THE PROBLEM: Search the listing below for the string "this" and show each line that contains it.

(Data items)
——————

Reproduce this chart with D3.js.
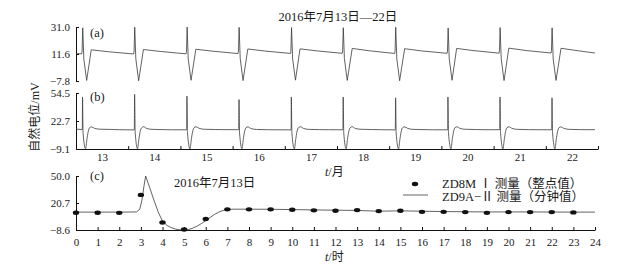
<!DOCTYPE html>
<html>
<head>
<meta charset="utf-8">
<script src="https://cdn.jsdelivr.net/npm/d3@7"></script>
<style>
  body { margin: 0; background: #fff; }
  text { font-family: "Liberation Serif", "Noto Sans CJK SC", serif; fill: #1a1a1a; }
</style>
</head>
<body>
<div id="chart"></div>
<script>
// panel (a), daily record 7.13-7.22: [day, hour, mV]
var seriesA = [
  [13, 0, 11.9], [13, 2.6, 11.7], [13, 2.8, 13.2], [13, 3.1, 30.4], [13, 3.6, 8.0], [13, 4.9, -7.4], [13, 7.0, 14.6], [13, 15, 13.2],
  [14, 2.5, 11.6], [14, 2.7, 13.0], [14, 3.0, 30.8], [14, 3.5, 8.2], [14, 4.8, -7.6], [14, 7.0, 14.8], [14, 15, 13.4],
  [15, 2.6, 11.7], [15, 2.8, 13.4], [15, 3.1, 30.9], [15, 3.6, 8.0], [15, 4.9, -7.3], [15, 7.1, 15.0], [15, 15, 13.6],
  [16, 2.5, 11.9], [16, 2.7, 13.6], [16, 3.0, 30.7], [16, 3.5, 8.4], [16, 4.8, -7.5], [16, 7.0, 15.2], [16, 15, 13.7],
  [17, 2.6, 12.0], [17, 2.8, 13.3], [17, 3.1, 30.6], [17, 3.6, 8.1], [17, 4.9, -7.2], [17, 7.0, 15.3], [17, 15, 13.8],
  [18, 2.4, 12.1], [18, 2.6, 13.8], [18, 2.9, 30.5], [18, 3.4, 8.3], [18, 4.7, -7.4], [18, 7.0, 15.6], [18, 15, 13.9],
  [19, 2.5, 12.0], [19, 2.7, 13.5], [19, 3.0, 30.8], [19, 3.5, 8.0], [19, 4.8, -7.6], [19, 7.1, 15.4], [19, 15, 13.8],
  [20, 2.6, 12.1], [20, 2.8, 13.7], [20, 3.1, 30.3], [20, 3.6, 8.2], [20, 4.9, -7.3], [20, 7.0, 15.6], [20, 15, 14.0],
  [21, 2.5, 12.2], [21, 2.7, 13.9], [21, 3.0, 30.6], [21, 3.5, 8.1], [21, 4.8, -7.5], [21, 7.0, 15.8], [21, 15, 14.1],
  [22, 2.4, 12.3], [22, 2.6, 14.0], [22, 2.9, 30.4], [22, 3.4, 8.0], [22, 4.7, -7.4], [22, 7.0, 15.7], [22, 15, 13.9], [22, 22.6, 12.3]
];

// panel (b), same days, second instrument
var seriesB = [
  [13, 0, 13.4], [13, 2.9, 13.0], [13, 3.0, 50.0], [13, 3.25, 9.0], [13, 4.4, -8.8], [13, 5.0, 1.5], [13, 5.6, 10.5], [13, 6.3, 15.2], [13, 7.2, 16.0], [13, 8.6, 14.3], [13, 11, 13.4], [13, 16, 13.1], [13, 20, 12.8],
  [14, 2.8, 12.6], [14, 2.95, 53.0], [14, 3.2, 10.0], [14, 4.3, -8.9], [14, 4.9, 1.8], [14, 5.5, 10.8], [14, 6.2, 15.0], [14, 7.1, 16.2], [14, 8.5, 14.2], [14, 11, 13.2], [14, 16, 12.9], [14, 20, 12.7],
  [15, 2.9, 12.7], [15, 3.0, 51.0], [15, 3.25, 9.5], [15, 4.4, -9.0], [15, 5.0, 1.4], [15, 5.6, 10.4], [15, 6.3, 15.1], [15, 7.2, 16.1], [15, 8.6, 14.4], [15, 11, 13.3], [15, 16, 13.0], [15, 20, 12.9],
  [16, 2.8, 12.8], [16, 2.95, 47.0], [16, 3.2, 9.2], [16, 4.3, -8.8], [16, 4.9, 1.6], [16, 5.5, 10.6], [16, 6.2, 15.3], [16, 7.1, 16.0], [16, 8.5, 14.1], [16, 11, 13.1], [16, 16, 12.8], [16, 20, 12.7],
  [17, 2.9, 12.6], [17, 3.0, 50.0], [17, 3.25, 9.4], [17, 4.4, -9.0], [17, 5.0, 1.5], [17, 5.6, 10.7], [17, 6.3, 15.2], [17, 7.2, 16.1], [17, 8.6, 14.3], [17, 11, 13.2], [17, 16, 12.9], [17, 20, 12.8],
  [18, 2.7, 12.7], [18, 2.85, 50.0], [18, 3.1, 9.6], [18, 4.2, -8.9], [18, 4.8, 1.7], [18, 5.4, 10.5], [18, 6.1, 15.1], [18, 7.0, 16.2], [18, 8.4, 14.2], [18, 11, 13.3], [18, 16, 13.0], [18, 20, 12.8],
  [19, 2.8, 12.6], [19, 2.95, 49.0], [19, 3.2, 9.3], [19, 4.3, -9.0], [19, 4.9, 1.5], [19, 5.5, 10.6], [19, 6.2, 15.2], [19, 7.1, 16.0], [19, 8.5, 14.3], [19, 11, 13.2], [19, 16, 12.9], [19, 20, 12.7],
  [20, 2.9, 12.7], [20, 3.0, 50.0], [20, 3.25, 9.5], [20, 4.4, -8.9], [20, 5.0, 1.6], [20, 5.6, 10.6], [20, 6.3, 15.3], [20, 7.2, 16.1], [20, 8.6, 14.2], [20, 11, 13.3], [20, 16, 13.0], [20, 20, 12.8],
  [21, 2.8, 12.8], [21, 2.95, 50.0], [21, 3.2, 9.4], [21, 4.3, -9.0], [21, 4.9, 1.5], [21, 5.5, 10.7], [21, 6.2, 15.2], [21, 7.1, 16.1], [21, 8.5, 14.3], [21, 11, 13.2], [21, 16, 12.9], [21, 20, 12.8],
  [22, 2.7, 12.7], [22, 2.85, 49.0], [22, 3.1, 9.5], [22, 4.2, -8.9], [22, 4.8, 1.6], [22, 5.4, 10.6], [22, 6.1, 15.2], [22, 7.0, 16.0], [22, 8.4, 14.2], [22, 11, 13.2], [22, 16, 12.9], [22, 22.6, 12.8]
];

// panel (c), 7.13 only
var hourlyValues = [10.2, 10.2, 10.0, 29.5, -0.4, -8.0, 3.3, 13.8, 13.8, 13.8, 13.4, 12.7,
                    12.3, 13.0, 11.9, 12.3, 11.1, 11.1, 10.8, 10.0, 10.8, 10.8, 10.8, 10.5];
var minuteHours  = [0, 1, 2, 2.8, 2.95, 3.05, 3.15, 3.22, 3.4, 3.6, 3.8, 4.0, 4.2, 4.4, 4.6, 4.8, 5.0, 5.2, 5.4, 5.6, 5.8, 6.0, 6.2, 6.4, 6.6, 6.8, 7.0, 7.3, 9, 11, 13, 14, 15, 17, 19, 21, 23, 24];
var minuteValues = [10.8, 10.8, 10.8, 11.0, 14.0, 24.0, 40.0, 50.0, 38.0, 24.0, 11.0, 1.0, -3.5, -6.0, -7.6, -8.4, -8.6, -8.1, -6.6, -4.4, -1.6, 1.6, 5.0, 8.2, 10.8, 12.6, 13.6, 14.0, 13.9, 13.2, 12.6, 11.8, 12.2, 11.4, 11.0, 11.0, 10.8, 10.8];

var dayLabels = ["13", "14", "15", "16", "17", "18", "19", "20", "21", "22"];
var dayBounds = [13, 14, 15, 16, 17, 18, 19, 20, 21, 22, 23];
var hourTicks = d3.range(0, 25);
var yTicksA = [-7.8, 11.6, 31.0];
var yTicksB = [-9.1, 22.7, 54.5];
var yTicksC = [-8.6, 20.7, 50.0];

var W = 622, H = 269;
var svg = d3.select("#chart").append("svg").attr("width", W).attr("height", H);
svg.append("rect").attr("width", W).attr("height", H).attr("fill", "#fff");

var xDay = d3.scaleLinear().domain([13, 23]).range([76, 598]);
var yA = d3.scaleLinear().domain([-7.8, 31.0]).range([81, 27]);
var yB = d3.scaleLinear().domain([-9.1, 54.5]).range([149, 93]);
var xHour = d3.scaleLinear().domain([0, 24]).range([76, 595]);
var yC = d3.scaleLinear().domain([-8.6, 50.0]).range([230, 176]);

var fmt = d3.format(".1f");

function styleAxis(g, size) {
  g.attr("font-family", '"Liberation Serif", serif').attr("font-size", size);
  g.selectAll("path, line").attr("stroke", "#111");
  g.selectAll("text").attr("fill", "#1a1a1a");
}

// y axes
[[yA, yTicksA], [yB, yTicksB], [yC, yTicksC]].forEach(function (p) {
  svg.append("g")
    .attr("transform", "translate(76,0)")
    .call(d3.axisLeft(p[0]).tickValues(p[1]).tickSize(-3).tickSizeOuter(0).tickPadding(6).tickFormat(fmt))
    .call(styleAxis, 11);
});

// day axis under (b)
svg.append("g")
  .attr("transform", "translate(0,149)")
  .call(d3.axisBottom(xDay).tickValues(dayBounds).tickSize(-3).tickSizeOuter(0).tickFormat(""))
  .call(styleAxis, 11);
svg.append("g")
  .attr("transform", "translate(0,149)")
  .call(d3.axisBottom(xDay).tickValues(dayLabels.map(function (d) { return +d + 0.5; }))
    .tickSize(0).tickPadding(4).tickFormat(function (d, i) { return dayLabels[i]; }))
  .call(styleAxis, 11)
  .call(function (g) { g.select(".domain").remove(); });

// hour axis under (c)
svg.append("g")
  .attr("transform", "translate(0,230)")
  .call(d3.axisBottom(xHour).tickValues(hourTicks).tickSize(-3).tickSizeOuter(0).tickPadding(8).tickFormat(d3.format("d")))
  .call(styleAxis, 11);

var lineColor = "#3a3a3a";

var lineA = d3.line()
  .x(function (d) { return xDay(d[0] + d[1] / 24); })
  .y(function (d) { return yA(d[2]); });
svg.append("path").datum(seriesA).attr("d", lineA)
  .attr("fill", "none").attr("stroke", lineColor).attr("stroke-width", 0.8);

var lineB = d3.line()
  .x(function (d) { return xDay(d[0] + d[1] / 24); })
  .y(function (d) { return yB(d[2]); })
  .curve(d3.curveMonotoneX);
svg.append("path").datum(seriesB).attr("d", lineB)
  .attr("fill", "none").attr("stroke", lineColor).attr("stroke-width", 0.8);

var lineC = d3.line()
  .x(function (d, i) { return xHour(minuteHours[i]); })
  .y(function (d) { return yC(d); });
svg.append("path").datum(minuteValues).attr("d", lineC)
  .attr("fill", "none").attr("stroke", lineColor).attr("stroke-width", 0.8);

svg.append("g").selectAll("ellipse")
  .data(hourlyValues)
  .enter()
  .append("ellipse")
  .attr("cx", function (d, i) { return xHour(i); })
  .attr("cy", function (d) { return yC(d); })
  .attr("rx", 3.2).attr("ry", 2.2)
  .attr("fill", "#111");

// texts
function label(x, y, str, size, anchor) {
  return svg.append("text").attr("x", x).attr("y", y)
    .attr("font-size", size).attr("text-anchor", anchor || "start").text(str);
}
label(338, 21, "2016年7月13日—22日", 12.5, "middle");
label(90, 37, "(a)", 12.5);
label(90, 101, "(b)", 12.5);
label(90, 180, "(c)", 12.5);
label(174, 187, "2016年7月13日", 12.5);

svg.append("text")
  .attr("transform", "translate(39,117) rotate(-90)")
  .attr("text-anchor", "middle").attr("font-size", 12)
  .text("自然电位/mV");

var tm = svg.append("text").attr("x", 325).attr("y", 176).attr("font-size", 12);
tm.append("tspan").attr("font-style", "italic").text("t");
tm.append("tspan").text("/月");
var th = svg.append("text").attr("x", 325).attr("y", 261).attr("font-size", 12);
th.append("tspan").attr("font-style", "italic").text("t");
th.append("tspan").text("/时");

// legend
svg.append("ellipse").attr("cx", 415).attr("cy", 184).attr("rx", 3.2).attr("ry", 2.2).attr("fill", "#111");
label(442, 188, "ZD8M Ⅰ 测量（整点值）", 12.5);
svg.append("line").attr("x1", 403).attr("x2", 428).attr("y1", 195).attr("y2", 195)
  .attr("stroke", lineColor).attr("stroke-width", 0.8);
label(442, 201, "ZD9A−Ⅱ 测量（分钟值）", 12.5);
</script>
</body>
</html>
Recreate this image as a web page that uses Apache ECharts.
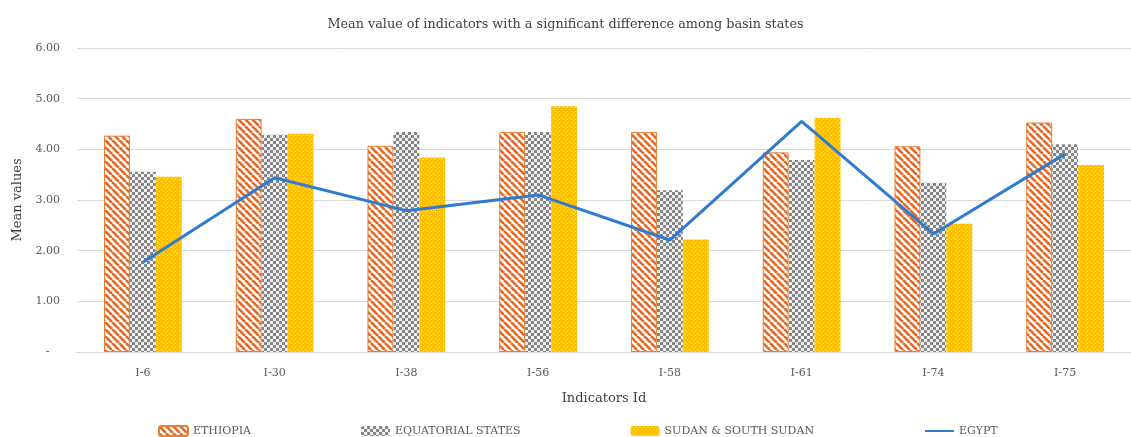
<!DOCTYPE html>
<html><head><meta charset="utf-8">
<script src="https://cdn.jsdelivr.net/npm/echarts@6/dist/echarts.min.js"></script>
<style>html,body{margin:0;padding:0;background:#fff}#c{width:1131px;height:437px}</style>
</head><body><div id="c"></div>
<script>
const categories = ['I-6','I-30','I-38','I-56','I-58','I-61','I-74','I-75'];
const ethiopia = [4.27, 4.60, 4.07, 4.34, 4.34, 3.94, 4.06, 4.53];
const equatorial = [3.56, 4.29, 4.34, 4.34, 3.19, 3.79, 3.34, 4.10];
const sudan = [3.46, 4.31, 3.84, 4.85, 2.22, 4.62, 2.53, 3.69];
const egypt = [1.77, 3.44, 2.79, 3.10, 2.21, 4.55, 2.33, 3.91];
const yTicks = [0, 1, 2, 3, 4, 5, 6];

function tile(size, draw){const c=document.createElement('canvas');c.width=size;c.height=size;const g=c.getContext('2d');draw(g,size);return c;}
const stripe = tile(7,(g,s)=>{g.fillStyle='#fff';g.fillRect(0,0,s,s);g.strokeStyle='#E9661F';g.lineWidth=2.6;g.beginPath();for(const o of [-s,0,s]){g.moveTo(o,0);g.lineTo(o+s,s);}g.stroke();});
const checker = tile(6,(g,s)=>{g.fillStyle='#f2f2f2';g.fillRect(0,0,s,s);g.fillStyle='#858585';g.fillRect(0,0,3,3);g.fillRect(3,3,3,3);});
const dots = tile(4,(g,s)=>{g.fillStyle='#FFC000';g.fillRect(0,0,s,s);g.fillStyle='#FFE27A';g.fillRect(1,1,1,1);g.fillRect(3,3,1,1);});

const font = '"DejaVu Serif", "Liberation Serif", serif';
const chart = echarts.init(document.getElementById('c'), null, {renderer:'canvas'});
chart.setOption({
  animation:false,
  title:{text:'Mean value of indicators with a significant difference among basin states',left:'center',top:13,textStyle:{fontFamily:font,fontSize:12.8,fontWeight:'normal',color:'#404040'}},
  grid:{left:77,top:48,width:1063,height:304,containLabel:false},
  legend:{top:420,left:153,itemGap:110,itemWidth:29,itemHeight:10,textStyle:{fontFamily:font,fontSize:11,color:'#595959'},
    data:[{name:'ETHIOPIA'},{name:'EQUATORIAL STATES'},{name:'SUDAN & SOUTH SUDAN'},{name:'EGYPT',itemStyle:{opacity:0}}]},
  xAxis:{type:'category',data:categories,axisTick:{show:false},axisLine:{lineStyle:{color:'#d9d9d9'}},
    axisLabel:{fontFamily:font,fontSize:11,color:'#595959',margin:16},
    name:'Indicators Id',nameLocation:'middle',nameGap:40,nameTextStyle:{fontFamily:font,fontSize:13,color:'#404040'}},
  yAxis:{type:'value',min:yTicks[0],max:yTicks[yTicks.length-1],interval:1,
    axisLabel:{fontFamily:font,fontSize:11,color:'#595959',margin:17,formatter:v=>v===0?'-   ':v.toFixed(2)},
    splitLine:{lineStyle:{color:'#d9d9d9'}},axisLine:{show:false},axisTick:{show:false},
    name:'Mean values',nameLocation:'middle',nameGap:53,nameTextStyle:{fontFamily:font,fontSize:13,color:'#404040'}},
  series:[
    {name:'ETHIOPIA',type:'bar',data:ethiopia,barGap:'0%',barCategoryGap:'41%',itemStyle:{color:{image:stripe,repeat:'repeat'},borderColor:'#ED7D31',borderWidth:1}},
    {name:'EQUATORIAL STATES',type:'bar',data:equatorial,barGap:'0%',barCategoryGap:'41%',itemStyle:{color:{image:checker,repeat:'repeat'}}},
    {name:'SUDAN & SOUTH SUDAN',type:'bar',data:sudan,barGap:'0%',barCategoryGap:'41%',itemStyle:{color:{image:dots,repeat:'repeat'}}},
    {name:'EGYPT',type:'line',data:egypt,symbol:'none',lineStyle:{color:'#2E7BCF',width:3},itemStyle:{color:'#2E7BCF'}}
  ]
});
</script></body></html>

——————

SOLUTION:
Reproduce this chart with D3.js.
Recreate this image as a web page that uses Apache ECharts.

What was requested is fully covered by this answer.